Solana Dips Below $200 the past 24 hours: Complete analysis

3 min read • Published 2 days ago

Solana (SOL) fell 0.73% in the past 24 hours to $199.81, continuing a 16.7% weekly drop. The fall comes as traders worry about ETF (Exchange-Traded Fund) approvals, weak price charts, and new SEC (U.S. Securities and Exchange Commission) investigations.

ETF Uncertainty Makes Traders Nervous

Big firms like Fidelity and VanEck updated their Solana ETF plans this week to include staking features (earning rewards by locking up tokens). But all eyes are on Grayscale’s Solana ETF, with an important SEC decision coming on October 10.

Many traders expect delays or even rejection, similar to what happened before Bitcoin ETFs were approved. Solana’s 24-hour turnover ratio (3.13%) shows low liquidity, meaning small sell orders can move prices quickly.

“The market is nervous,” one analyst said. “If the SEC delays again, SOL could drop below key support.”

Weak Technical Charts Add Pressure

SOL broke below its $203.08 pivot point (a key price level), with resistance now at $204.41 (Fibonacci level). The MACD (-5.67, a momentum indicator) shows a bearish trend, while the RSI (34.75, a strength indicator) is close to oversold.

If the price closes under $200, traders warn it could fall to $191.13, the low from September 27. Long-term traders still see support at the 200-day EMA ($165.98, moving average) — but short-term momentum is weak.

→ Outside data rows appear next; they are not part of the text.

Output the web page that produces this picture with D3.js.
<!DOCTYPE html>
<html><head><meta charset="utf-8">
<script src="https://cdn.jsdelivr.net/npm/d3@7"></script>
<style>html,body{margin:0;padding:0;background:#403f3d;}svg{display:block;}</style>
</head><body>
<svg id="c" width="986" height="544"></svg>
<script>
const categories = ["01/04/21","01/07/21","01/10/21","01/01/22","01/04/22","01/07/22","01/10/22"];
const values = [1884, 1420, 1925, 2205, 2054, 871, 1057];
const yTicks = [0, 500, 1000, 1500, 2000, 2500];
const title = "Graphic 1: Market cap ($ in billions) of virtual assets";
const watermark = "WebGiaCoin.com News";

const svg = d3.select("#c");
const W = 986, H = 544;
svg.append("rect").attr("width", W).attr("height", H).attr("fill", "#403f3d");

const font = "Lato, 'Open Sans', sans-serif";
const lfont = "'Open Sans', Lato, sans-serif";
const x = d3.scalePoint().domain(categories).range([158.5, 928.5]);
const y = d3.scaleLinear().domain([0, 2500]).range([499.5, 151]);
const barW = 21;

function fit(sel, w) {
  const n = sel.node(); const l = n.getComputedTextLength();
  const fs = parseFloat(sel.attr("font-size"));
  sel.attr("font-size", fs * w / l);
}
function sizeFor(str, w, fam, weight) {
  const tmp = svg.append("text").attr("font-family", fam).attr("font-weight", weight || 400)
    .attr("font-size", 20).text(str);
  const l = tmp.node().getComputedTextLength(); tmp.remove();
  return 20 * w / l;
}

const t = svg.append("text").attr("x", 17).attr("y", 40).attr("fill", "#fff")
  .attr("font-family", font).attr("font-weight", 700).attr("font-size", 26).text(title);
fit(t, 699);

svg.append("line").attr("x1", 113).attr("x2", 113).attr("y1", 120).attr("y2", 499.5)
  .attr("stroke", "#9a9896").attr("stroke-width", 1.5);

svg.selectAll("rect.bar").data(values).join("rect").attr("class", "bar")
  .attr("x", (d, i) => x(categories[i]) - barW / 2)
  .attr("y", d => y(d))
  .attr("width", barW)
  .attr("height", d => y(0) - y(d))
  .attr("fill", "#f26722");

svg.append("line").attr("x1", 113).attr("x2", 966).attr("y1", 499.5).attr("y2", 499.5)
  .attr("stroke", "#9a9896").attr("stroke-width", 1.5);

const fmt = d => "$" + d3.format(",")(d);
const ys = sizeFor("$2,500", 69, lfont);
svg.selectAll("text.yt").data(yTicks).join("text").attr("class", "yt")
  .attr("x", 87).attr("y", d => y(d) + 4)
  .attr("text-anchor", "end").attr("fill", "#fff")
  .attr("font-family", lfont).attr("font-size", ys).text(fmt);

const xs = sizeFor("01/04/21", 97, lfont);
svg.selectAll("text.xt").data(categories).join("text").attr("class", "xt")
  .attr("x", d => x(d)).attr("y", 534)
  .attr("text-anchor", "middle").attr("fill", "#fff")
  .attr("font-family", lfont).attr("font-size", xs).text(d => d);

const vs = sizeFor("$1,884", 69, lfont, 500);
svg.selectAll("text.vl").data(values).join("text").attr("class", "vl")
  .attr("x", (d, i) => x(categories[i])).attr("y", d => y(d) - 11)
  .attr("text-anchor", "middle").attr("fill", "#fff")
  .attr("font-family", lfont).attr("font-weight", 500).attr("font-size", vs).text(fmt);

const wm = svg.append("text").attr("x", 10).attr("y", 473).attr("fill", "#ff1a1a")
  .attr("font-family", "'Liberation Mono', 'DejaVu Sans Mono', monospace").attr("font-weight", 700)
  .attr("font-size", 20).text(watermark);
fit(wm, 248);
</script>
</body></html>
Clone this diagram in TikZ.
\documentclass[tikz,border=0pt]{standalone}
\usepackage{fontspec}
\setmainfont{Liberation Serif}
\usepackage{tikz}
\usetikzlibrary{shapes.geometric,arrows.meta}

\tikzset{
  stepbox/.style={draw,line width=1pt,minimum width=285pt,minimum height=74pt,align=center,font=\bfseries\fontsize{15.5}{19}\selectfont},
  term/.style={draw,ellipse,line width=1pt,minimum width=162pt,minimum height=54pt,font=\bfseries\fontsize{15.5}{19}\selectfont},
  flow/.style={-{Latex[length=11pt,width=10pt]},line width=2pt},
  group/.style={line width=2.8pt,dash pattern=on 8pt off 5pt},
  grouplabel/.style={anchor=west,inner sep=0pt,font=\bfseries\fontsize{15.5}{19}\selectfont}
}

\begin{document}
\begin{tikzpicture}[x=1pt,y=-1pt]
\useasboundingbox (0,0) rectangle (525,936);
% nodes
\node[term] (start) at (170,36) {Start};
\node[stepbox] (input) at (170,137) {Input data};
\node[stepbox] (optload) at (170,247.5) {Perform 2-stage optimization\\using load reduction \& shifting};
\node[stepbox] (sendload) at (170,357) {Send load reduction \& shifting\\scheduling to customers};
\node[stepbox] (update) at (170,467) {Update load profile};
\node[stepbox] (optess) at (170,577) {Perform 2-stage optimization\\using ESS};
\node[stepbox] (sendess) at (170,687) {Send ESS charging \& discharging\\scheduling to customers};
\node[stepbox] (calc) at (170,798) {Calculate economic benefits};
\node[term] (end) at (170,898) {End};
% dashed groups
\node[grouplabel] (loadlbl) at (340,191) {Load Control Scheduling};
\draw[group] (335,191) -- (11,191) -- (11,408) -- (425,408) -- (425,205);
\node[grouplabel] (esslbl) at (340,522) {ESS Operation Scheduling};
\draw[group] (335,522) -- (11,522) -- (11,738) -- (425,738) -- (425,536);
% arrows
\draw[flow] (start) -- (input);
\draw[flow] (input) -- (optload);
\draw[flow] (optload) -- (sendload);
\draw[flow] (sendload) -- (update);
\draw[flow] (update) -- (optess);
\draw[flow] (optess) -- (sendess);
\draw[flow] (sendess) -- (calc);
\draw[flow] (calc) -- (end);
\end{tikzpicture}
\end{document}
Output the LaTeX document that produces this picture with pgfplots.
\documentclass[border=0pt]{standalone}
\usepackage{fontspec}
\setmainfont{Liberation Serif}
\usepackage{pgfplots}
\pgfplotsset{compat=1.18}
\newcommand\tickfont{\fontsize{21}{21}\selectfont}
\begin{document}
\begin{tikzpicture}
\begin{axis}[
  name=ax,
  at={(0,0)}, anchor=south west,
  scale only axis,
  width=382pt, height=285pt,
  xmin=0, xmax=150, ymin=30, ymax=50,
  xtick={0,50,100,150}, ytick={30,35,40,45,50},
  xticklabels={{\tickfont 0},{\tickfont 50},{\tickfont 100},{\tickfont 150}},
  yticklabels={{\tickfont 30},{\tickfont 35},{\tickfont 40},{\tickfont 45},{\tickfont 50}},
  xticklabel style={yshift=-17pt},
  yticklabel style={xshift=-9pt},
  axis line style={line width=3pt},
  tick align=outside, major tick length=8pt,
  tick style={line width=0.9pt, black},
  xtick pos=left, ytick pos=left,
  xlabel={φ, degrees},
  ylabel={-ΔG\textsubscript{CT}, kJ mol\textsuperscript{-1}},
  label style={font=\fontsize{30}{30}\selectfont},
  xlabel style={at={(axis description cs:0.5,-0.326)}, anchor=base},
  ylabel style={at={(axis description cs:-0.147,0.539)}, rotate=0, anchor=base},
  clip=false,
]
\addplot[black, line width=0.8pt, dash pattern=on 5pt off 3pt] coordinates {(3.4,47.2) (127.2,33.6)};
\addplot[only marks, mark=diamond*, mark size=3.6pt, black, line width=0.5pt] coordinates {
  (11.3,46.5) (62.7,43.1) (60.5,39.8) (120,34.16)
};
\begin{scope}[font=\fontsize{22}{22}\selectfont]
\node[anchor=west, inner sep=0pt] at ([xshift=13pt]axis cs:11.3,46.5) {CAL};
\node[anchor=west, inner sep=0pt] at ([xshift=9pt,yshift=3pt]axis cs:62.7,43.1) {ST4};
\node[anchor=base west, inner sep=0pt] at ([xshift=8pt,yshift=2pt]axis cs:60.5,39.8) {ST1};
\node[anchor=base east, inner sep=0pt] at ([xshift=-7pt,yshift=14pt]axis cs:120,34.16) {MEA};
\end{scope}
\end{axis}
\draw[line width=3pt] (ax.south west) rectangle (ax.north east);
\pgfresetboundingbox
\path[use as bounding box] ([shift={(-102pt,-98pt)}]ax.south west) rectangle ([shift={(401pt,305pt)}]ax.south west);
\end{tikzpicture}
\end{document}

Regulatory Concerns Increase Risk

The SEC recently started an investigation into 200+ crypto treasury firms (companies holding large amounts of crypto). While Solana itself is not targeted, 66% of those firms now have mNAV (market Net Asset Value) below 1 — a sign of financial stress. If they sell holdings to balance their portfolios, it could add more selling pressure on SOL.

Network Growth Positive, but Whales Selling

On the technical side, Solana continues to improve. The new Alpenglow upgrade aims for 150ms (milliseconds) block finality, making transactions faster. The network now handles 60 million compute units per block, up 20% from Q2 2025.

However, big holders (“whales”) have been selling. Galaxy Digital recently unstaked $41 million in SOL, and others took profits after strong gains. This increases short-term supply and can limit price recovery.

Outlook

Solana’s next big test is the Grayscale ETF decision on October 10. If approved, institutional investors could bring fresh money into SOL. But if delayed or rejected, the price might slide toward $190 support.

For now, the $191–$200 zone will decide if this is a short correction or the start of a longer downtrend.

Key level to watch: $204.41 — a close above it could signal a rebound.

TLDR (Too Long; Didn’t Read): Solana is stuck between ETF hopes and regulatory worries. Whales are selling, and traders are cautious ahead of the October 10 SEC decision.